Comme François Forget, spécialiste de Mars, pour qui "attirer des jeunes vers la science, sachant que la science et les technologies, c’est ce qui est capital pour l’avenir de la terre, rend les astronautes indispensables. Avec nos robots, on peut participer, mais les astronautes sont sans pareil pour inspirer les jeunes".
Quel message diffuser en priorité ? D'abord celui de la fragilité de la planète et la nécessité de la protéger. De l'espace, le constat est sans appel. Au point de rendre tous les astronautes écolos, même les américains. Philippe Perrin en est convaincu :
Aujourd’hui, on ne monte pas sur une fusée sans faire un pari sur le retour. On ne prend pas des risques pour faire un tour de manège. On le fait car il y a une urgence environnementale, et les astronautes se doivent d’être des ambassadeurs de ces questions.
Un luxe abordable
Mais les vols habités coûtent très cher. Trop cher ? Les robots ne peuvent-ils pas faire le travail ? "Le débat entre robots ou hommes est dépassé, estime Jean-François Clervoy. Les robots sont les éclaireurs, (...) mais les meilleures roches lunaires sont celles rapportées par le géologue Jacques Schmitt."

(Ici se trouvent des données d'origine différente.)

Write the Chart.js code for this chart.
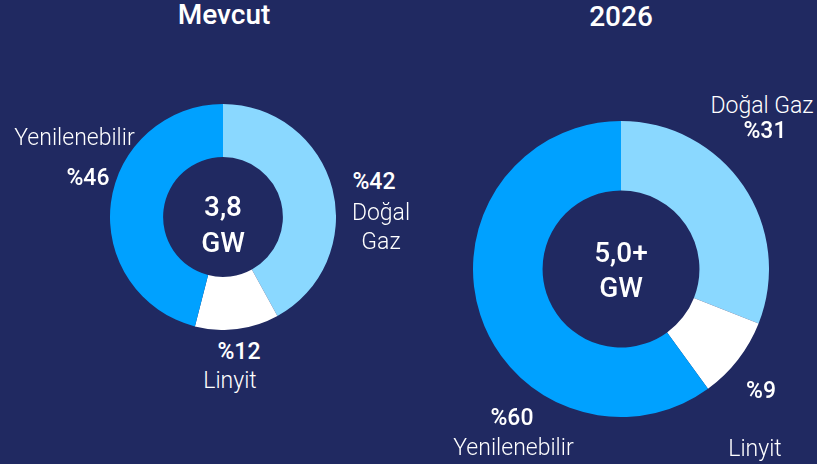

Selon l'Agence spatiale européenne, dans l'Union, la dépense pour les vols habités est de 1 euro par an et par habitant. Finalement, bien peu au regard des retombées.
Ce qui est difficile, réputé impossible, est un aiguillon pour l'innovation. Les airbags, les panneaux solaires des sondes spatiales, la télémédecine on les a ensuite retrouvés dans notre vie quotidienne.
On peut aussi se demander si entretenir un corps d'astronautes, ce n'est pas aussi une histoire de prestige. On fait partie du club fermé des grandes nations spatiales – ou pas. La dernière à avoir intégré ce cénacle, c'est la Chine. Depuis la mise en orbite de son premier "taïkonaute", en 2003, avec une fusée nationale, Pékin repousse ses limites : depuis 2009, la Chine construit de sa propre station spatiale et, bientôt, elle pense pouvoir aller sur la Lune.
Plus forts ensemble
Il faut dire que, selon Isabelle Sourbès-Verger, chercheur en stratégie spatiale au CNRS, Pékin n'a pas le choix : le pays n'a à ce jour rejoint aucune coopération internationale (ESA, Nasa...).
La Chine coche les cases. En terme d’image, elle ne peut passer à côté de ces compétences que seuls maîtrisent les Russes et les Américains. De plus, le vol habité, par sa difficulté, est un défi intéressant pour les ingénieurs chinois.
Enfin, et on le mentionne rarement, la Station spatiale internationale (ISS) reste l'un des rares projets d'entente multilatérale. Seize pays sont associés au projet, dont la Russie et les États-Unis. Lesquels, on l'aura remarqué, n'ont pas réussi à appliquer sur terre la recette de convivialité qu'ils mettent en œuvre dans l'espace.